**Instructions for the task:**
Transcribe the material word for word, but without the images.
[begin Data segment]
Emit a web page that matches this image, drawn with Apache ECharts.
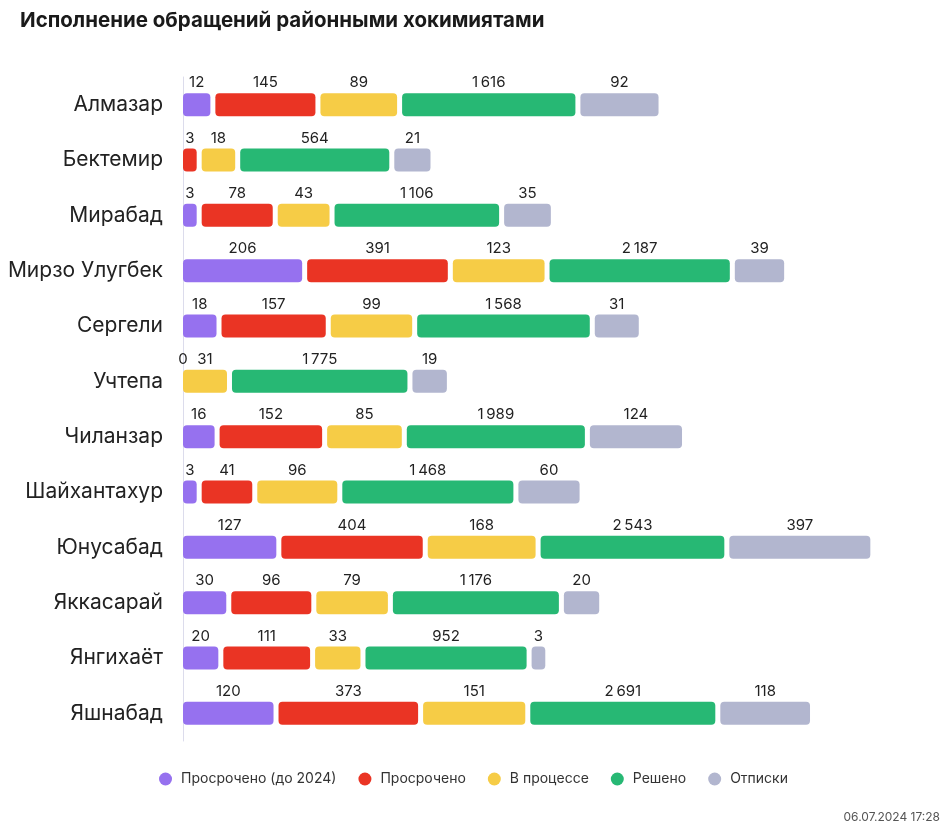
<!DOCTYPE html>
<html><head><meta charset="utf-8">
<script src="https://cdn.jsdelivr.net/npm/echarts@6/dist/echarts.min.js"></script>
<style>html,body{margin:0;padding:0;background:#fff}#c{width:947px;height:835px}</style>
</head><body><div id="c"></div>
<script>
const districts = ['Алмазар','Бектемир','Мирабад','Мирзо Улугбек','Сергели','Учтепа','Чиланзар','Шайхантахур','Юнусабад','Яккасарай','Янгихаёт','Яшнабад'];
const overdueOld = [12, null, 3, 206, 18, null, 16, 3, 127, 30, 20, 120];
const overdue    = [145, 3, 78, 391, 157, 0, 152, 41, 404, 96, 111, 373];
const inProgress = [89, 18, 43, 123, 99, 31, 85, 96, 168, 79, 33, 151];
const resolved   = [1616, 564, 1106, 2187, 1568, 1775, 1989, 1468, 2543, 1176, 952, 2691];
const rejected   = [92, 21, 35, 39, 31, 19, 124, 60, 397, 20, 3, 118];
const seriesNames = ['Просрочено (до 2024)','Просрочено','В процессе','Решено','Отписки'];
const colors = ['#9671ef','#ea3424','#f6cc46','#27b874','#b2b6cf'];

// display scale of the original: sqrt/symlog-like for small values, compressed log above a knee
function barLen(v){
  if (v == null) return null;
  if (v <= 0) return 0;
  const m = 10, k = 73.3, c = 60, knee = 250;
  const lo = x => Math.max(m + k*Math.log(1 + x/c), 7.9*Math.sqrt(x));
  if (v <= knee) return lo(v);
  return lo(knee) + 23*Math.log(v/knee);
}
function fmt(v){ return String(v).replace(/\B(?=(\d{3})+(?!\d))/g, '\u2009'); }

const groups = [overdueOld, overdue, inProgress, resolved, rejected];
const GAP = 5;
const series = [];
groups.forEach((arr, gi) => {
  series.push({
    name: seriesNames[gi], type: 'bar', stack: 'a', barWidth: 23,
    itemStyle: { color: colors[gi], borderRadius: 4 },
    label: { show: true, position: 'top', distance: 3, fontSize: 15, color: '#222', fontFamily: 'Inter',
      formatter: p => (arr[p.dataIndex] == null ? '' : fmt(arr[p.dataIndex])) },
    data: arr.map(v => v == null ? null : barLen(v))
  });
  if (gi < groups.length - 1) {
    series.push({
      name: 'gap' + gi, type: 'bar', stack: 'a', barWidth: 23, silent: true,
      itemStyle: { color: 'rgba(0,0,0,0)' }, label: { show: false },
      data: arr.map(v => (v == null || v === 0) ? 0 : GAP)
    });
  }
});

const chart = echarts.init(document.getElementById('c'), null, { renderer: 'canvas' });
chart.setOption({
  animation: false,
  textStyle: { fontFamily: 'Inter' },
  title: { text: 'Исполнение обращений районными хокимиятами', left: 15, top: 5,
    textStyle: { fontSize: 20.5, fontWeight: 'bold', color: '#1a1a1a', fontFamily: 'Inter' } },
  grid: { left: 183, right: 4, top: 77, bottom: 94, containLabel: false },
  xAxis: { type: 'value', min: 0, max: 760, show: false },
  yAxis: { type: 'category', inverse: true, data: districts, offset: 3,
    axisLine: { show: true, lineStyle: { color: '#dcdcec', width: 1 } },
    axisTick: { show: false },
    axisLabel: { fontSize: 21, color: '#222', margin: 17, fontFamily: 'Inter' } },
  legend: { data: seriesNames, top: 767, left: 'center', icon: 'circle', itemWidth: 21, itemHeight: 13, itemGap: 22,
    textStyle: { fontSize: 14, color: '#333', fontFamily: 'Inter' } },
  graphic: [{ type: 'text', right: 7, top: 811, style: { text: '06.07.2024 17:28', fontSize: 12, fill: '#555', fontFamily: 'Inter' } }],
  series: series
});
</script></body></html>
[end Data segment]
**Answer below:**
Emit a web page that matches this image, drawn with Apache ECharts.
<!DOCTYPE html>
<html><head><meta charset="utf-8">
<script src="https://cdn.jsdelivr.net/npm/echarts@6/dist/echarts.min.js"></script>
<style>html,body{margin:0;padding:0;background:#fff}#c{width:947px;height:835px}</style>
</head><body><div id="c"></div>
<script>
const districts = ['Алмазар','Бектемир','Мирабад','Мирзо Улугбек','Сергели','Учтепа','Чиланзар','Шайхантахур','Юнусабад','Яккасарай','Янгихаёт','Яшнабад'];
const overdueOld = [12, null, 3, 206, 18, null, 16, 3, 127, 30, 20, 120];
const overdue    = [145, 3, 78, 391, 157, 0, 152, 41, 404, 96, 111, 373];
const inProgress = [89, 18, 43, 123, 99, 31, 85, 96, 168, 79, 33, 151];
const resolved   = [1616, 564, 1106, 2187, 1568, 1775, 1989, 1468, 2543, 1176, 952, 2691];
const rejected   = [92, 21, 35, 39, 31, 19, 124, 60, 397, 20, 3, 118];
const seriesNames = ['Просрочено (до 2024)','Просрочено','В процессе','Решено','Отписки'];
const colors = ['#9671ef','#ea3424','#f6cc46','#27b874','#b2b6cf'];

// display scale of the original: sqrt/symlog-like for small values, compressed log above a knee
function barLen(v){
  if (v == null) return null;
  if (v <= 0) return 0;
  const m = 10, k = 73.3, c = 60, knee = 250;
  const lo = x => Math.max(m + k*Math.log(1 + x/c), 7.9*Math.sqrt(x));
  if (v <= knee) return lo(v);
  return lo(knee) + 23*Math.log(v/knee);
}
function fmt(v){ return String(v).replace(/\B(?=(\d{3})+(?!\d))/g, '\u2009'); }

const groups = [overdueOld, overdue, inProgress, resolved, rejected];
const GAP = 5;
const series = [];
groups.forEach((arr, gi) => {
  series.push({
    name: seriesNames[gi], type: 'bar', stack: 'a', barWidth: 23,
    itemStyle: { color: colors[gi], borderRadius: 4 },
    label: { show: true, position: 'top', distance: 3, fontSize: 15, color: '#222', fontFamily: 'Inter',
      formatter: p => (arr[p.dataIndex] == null ? '' : fmt(arr[p.dataIndex])) },
    data: arr.map(v => v == null ? null : barLen(v))
  });
  if (gi < groups.length - 1) {
    series.push({
      name: 'gap' + gi, type: 'bar', stack: 'a', barWidth: 23, silent: true,
      itemStyle: { color: 'rgba(0,0,0,0)' }, label: { show: false },
      data: arr.map(v => (v == null || v === 0) ? 0 : GAP)
    });
  }
});

const chart = echarts.init(document.getElementById('c'), null, { renderer: 'canvas' });
chart.setOption({
  animation: false,
  textStyle: { fontFamily: 'Inter' },
  title: { text: 'Исполнение обращений районными хокимиятами', left: 15, top: 5,
    textStyle: { fontSize: 20.5, fontWeight: 'bold', color: '#1a1a1a', fontFamily: 'Inter' } },
  grid: { left: 183, right: 4, top: 77, bottom: 94, containLabel: false },
  xAxis: { type: 'value', min: 0, max: 760, show: false },
  yAxis: { type: 'category', inverse: true, data: districts, offset: 3,
    axisLine: { show: true, lineStyle: { color: '#dcdcec', width: 1 } },
    axisTick: { show: false },
    axisLabel: { fontSize: 21, color: '#222', margin: 17, fontFamily: 'Inter' } },
  legend: { data: seriesNames, top: 767, left: 'center', icon: 'circle', itemWidth: 21, itemHeight: 13, itemGap: 22,
    textStyle: { fontSize: 14, color: '#333', fontFamily: 'Inter' } },
  graphic: [{ type: 'text', right: 7, top: 811, style: { text: '06.07.2024 17:28', fontSize: 12, fill: '#555', fontFamily: 'Inter' } }],
  series: series
});
</script></body></html>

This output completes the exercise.